Melanie Klein, in her text Envy & Greed writes:
The Ego is incapable of splitting the object – internal and external – without a corresponding splitting taking place within the Ego... The more sadism prevails in the process of incorporating the object, and the more the object is felt to be in pieces, the more the Ego is in danger of being split’ (Klein, 1946).
I wonder if such a state of splitting can occur in/as a moment of trance.
Trance
What is a trance? It is a spell, a reverie, such that a union occurs with the medium. Pollack said that the painting would work so long as he didn’t lose connection with the painting while he was painting. To sustain the trance long enough that the painting has a chance of becoming is the challenge. It’s about having enough control that one can lose control. Being a conduit or a channel rather than the end-all-be-all-maker.
Magic Medium
Magic should not be excluded from the thinking of painting. From the making of paintings.

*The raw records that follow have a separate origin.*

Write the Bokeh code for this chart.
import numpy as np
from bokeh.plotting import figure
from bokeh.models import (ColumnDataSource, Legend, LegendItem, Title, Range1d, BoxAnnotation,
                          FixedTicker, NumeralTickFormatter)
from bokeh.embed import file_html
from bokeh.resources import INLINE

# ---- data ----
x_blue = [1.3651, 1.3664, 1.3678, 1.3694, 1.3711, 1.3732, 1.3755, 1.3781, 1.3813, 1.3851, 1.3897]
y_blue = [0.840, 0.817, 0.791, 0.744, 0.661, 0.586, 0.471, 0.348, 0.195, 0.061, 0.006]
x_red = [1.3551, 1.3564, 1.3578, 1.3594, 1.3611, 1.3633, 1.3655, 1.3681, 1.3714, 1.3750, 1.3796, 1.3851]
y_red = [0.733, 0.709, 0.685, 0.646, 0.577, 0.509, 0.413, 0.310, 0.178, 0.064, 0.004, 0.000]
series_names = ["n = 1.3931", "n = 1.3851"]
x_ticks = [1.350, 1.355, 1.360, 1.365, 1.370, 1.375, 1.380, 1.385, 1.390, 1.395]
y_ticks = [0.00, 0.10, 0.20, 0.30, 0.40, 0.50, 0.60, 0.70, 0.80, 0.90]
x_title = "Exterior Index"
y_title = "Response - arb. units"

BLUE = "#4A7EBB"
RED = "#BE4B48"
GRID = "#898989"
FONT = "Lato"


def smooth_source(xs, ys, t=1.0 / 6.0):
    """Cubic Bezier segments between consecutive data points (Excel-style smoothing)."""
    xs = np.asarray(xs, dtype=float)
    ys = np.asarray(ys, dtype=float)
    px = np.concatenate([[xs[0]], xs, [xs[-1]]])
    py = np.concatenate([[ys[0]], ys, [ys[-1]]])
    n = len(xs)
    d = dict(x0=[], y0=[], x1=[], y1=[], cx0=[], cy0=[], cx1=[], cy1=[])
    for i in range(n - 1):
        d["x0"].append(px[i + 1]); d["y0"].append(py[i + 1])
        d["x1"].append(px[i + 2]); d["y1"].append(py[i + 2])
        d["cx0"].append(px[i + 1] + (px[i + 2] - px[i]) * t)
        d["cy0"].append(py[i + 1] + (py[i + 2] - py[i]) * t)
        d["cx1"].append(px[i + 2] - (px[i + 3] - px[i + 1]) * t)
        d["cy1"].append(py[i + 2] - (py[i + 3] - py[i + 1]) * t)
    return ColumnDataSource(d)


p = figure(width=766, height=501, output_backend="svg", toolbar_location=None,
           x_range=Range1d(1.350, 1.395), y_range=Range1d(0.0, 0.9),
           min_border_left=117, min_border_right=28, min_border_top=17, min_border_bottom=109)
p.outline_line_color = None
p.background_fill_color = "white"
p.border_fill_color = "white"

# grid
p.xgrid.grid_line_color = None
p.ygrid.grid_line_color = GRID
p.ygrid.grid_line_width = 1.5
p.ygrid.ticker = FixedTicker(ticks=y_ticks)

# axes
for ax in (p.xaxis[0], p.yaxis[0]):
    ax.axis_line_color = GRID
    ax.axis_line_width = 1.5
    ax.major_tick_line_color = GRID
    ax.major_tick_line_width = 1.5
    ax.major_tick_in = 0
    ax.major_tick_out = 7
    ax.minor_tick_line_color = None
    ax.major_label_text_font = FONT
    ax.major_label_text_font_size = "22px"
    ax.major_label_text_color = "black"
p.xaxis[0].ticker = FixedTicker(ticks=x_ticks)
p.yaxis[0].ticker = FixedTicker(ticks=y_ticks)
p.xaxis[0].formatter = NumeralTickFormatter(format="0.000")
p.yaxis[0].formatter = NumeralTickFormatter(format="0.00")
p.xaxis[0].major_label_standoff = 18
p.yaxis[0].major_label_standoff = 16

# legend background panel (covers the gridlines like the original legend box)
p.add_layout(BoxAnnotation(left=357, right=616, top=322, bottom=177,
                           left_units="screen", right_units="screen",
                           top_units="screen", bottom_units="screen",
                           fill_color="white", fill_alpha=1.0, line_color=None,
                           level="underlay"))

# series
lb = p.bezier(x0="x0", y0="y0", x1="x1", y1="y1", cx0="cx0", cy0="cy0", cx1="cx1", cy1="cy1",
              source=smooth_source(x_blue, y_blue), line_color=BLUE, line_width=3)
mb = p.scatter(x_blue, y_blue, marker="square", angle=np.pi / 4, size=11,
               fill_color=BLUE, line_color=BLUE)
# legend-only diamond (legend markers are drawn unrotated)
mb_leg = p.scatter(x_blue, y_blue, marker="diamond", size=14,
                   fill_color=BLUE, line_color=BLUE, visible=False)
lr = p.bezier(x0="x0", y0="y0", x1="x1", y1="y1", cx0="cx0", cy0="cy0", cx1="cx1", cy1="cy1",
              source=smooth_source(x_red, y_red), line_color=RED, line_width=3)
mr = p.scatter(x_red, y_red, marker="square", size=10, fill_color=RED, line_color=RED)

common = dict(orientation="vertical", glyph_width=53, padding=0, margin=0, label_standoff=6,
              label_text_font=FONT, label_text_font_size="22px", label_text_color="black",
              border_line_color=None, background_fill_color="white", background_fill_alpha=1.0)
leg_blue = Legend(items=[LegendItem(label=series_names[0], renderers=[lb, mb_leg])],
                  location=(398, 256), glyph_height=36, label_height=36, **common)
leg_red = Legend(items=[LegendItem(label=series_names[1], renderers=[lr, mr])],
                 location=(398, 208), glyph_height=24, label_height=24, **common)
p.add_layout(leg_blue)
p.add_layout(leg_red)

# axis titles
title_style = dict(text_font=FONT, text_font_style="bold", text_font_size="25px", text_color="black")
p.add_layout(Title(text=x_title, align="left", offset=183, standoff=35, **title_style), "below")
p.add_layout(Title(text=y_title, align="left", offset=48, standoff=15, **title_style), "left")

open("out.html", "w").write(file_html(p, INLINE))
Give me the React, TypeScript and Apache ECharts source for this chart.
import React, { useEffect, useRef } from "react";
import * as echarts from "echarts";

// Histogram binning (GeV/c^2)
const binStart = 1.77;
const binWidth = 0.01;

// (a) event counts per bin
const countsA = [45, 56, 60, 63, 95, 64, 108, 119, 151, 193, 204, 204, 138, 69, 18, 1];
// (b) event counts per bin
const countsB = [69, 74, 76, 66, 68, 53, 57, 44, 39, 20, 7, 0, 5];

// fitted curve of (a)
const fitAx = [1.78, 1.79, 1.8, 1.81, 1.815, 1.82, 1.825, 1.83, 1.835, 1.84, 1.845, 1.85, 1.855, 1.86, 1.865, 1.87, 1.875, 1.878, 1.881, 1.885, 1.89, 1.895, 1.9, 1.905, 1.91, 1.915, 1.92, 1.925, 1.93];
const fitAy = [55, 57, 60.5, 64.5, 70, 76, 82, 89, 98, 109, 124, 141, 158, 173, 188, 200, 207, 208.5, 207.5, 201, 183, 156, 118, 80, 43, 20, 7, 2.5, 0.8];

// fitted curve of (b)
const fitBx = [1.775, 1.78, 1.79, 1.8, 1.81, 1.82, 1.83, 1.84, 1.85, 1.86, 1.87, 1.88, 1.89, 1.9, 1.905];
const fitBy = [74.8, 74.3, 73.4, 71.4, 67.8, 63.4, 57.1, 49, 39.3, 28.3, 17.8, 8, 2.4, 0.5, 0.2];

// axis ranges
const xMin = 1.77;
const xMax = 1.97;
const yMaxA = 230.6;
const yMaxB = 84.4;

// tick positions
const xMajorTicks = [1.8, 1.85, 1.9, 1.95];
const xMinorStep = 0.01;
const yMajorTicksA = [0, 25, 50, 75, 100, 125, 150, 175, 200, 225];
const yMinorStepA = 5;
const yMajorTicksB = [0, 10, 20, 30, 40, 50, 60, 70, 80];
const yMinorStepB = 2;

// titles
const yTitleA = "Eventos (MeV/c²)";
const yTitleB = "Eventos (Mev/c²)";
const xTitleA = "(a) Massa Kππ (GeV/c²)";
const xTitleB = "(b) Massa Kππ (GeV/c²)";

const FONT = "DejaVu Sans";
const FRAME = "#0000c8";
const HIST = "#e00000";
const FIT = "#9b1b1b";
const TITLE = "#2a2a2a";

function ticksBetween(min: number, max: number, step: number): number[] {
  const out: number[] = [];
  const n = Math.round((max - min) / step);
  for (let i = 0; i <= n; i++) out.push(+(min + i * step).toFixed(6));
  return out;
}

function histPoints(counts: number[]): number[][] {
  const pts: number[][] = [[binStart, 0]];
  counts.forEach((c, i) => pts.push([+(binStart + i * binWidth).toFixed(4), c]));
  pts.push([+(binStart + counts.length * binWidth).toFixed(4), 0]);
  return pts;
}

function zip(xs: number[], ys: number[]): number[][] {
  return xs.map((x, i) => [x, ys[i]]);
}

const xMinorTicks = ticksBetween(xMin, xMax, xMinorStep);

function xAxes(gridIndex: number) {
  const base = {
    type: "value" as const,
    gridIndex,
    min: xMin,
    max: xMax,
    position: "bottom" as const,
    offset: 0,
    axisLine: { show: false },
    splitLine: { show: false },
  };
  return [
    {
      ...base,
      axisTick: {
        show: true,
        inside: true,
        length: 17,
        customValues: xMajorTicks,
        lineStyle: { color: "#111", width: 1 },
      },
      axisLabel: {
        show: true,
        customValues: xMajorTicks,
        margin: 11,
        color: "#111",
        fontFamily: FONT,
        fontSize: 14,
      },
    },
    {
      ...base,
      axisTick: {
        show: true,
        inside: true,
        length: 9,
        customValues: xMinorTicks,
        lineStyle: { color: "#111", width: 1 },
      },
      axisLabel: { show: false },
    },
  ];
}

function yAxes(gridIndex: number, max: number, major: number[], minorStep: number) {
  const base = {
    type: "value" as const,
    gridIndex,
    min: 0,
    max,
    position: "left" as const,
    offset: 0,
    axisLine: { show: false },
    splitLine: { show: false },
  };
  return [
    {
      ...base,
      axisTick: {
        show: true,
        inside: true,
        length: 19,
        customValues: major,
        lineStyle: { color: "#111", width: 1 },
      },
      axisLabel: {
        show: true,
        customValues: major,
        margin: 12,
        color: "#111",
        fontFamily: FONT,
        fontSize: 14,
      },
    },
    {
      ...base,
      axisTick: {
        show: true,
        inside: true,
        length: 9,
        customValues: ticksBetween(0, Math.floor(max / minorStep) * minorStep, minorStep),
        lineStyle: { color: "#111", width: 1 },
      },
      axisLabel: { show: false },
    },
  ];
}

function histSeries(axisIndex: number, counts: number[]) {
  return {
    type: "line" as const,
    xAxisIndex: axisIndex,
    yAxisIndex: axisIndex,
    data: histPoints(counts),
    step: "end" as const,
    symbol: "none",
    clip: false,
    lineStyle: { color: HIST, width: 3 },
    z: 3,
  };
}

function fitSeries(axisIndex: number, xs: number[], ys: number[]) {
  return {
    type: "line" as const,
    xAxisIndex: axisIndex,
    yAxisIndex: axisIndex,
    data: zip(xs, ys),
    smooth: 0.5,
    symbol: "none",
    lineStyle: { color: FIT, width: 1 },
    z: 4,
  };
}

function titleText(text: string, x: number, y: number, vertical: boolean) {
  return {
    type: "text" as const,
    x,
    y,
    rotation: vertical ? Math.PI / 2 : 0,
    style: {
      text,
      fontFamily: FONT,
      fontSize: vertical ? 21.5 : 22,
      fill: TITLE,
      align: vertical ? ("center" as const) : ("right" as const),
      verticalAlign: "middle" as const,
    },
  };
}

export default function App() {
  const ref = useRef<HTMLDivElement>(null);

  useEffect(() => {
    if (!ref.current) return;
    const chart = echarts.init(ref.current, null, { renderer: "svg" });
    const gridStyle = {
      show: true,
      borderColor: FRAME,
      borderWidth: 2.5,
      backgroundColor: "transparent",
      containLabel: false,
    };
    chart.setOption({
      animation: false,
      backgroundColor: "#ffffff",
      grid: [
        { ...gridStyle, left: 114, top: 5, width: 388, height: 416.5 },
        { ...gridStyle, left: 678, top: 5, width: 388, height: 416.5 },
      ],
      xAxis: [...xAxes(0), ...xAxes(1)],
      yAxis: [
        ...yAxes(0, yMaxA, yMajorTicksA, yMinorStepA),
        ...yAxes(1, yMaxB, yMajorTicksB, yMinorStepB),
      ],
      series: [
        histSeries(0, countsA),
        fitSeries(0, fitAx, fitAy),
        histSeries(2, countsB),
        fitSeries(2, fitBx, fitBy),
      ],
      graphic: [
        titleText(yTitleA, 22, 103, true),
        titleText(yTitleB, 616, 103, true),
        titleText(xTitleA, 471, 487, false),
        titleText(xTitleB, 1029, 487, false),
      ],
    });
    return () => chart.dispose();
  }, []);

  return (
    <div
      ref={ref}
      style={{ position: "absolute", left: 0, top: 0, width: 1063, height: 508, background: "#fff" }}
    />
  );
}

The work of art is therefore a magical creation and, like procreation, it requires, in order to give rise to Being, a psychic charge produced by the spasm of love. This is why there are so few men and so few works that are alive in this world, for magical projection is an extremely difficult act, like that of the total transmission of life; and few beings are capable of accomplishing this mystery of the energetic transfusion of the <volt>. (Cattiaux, 1991: 35-36).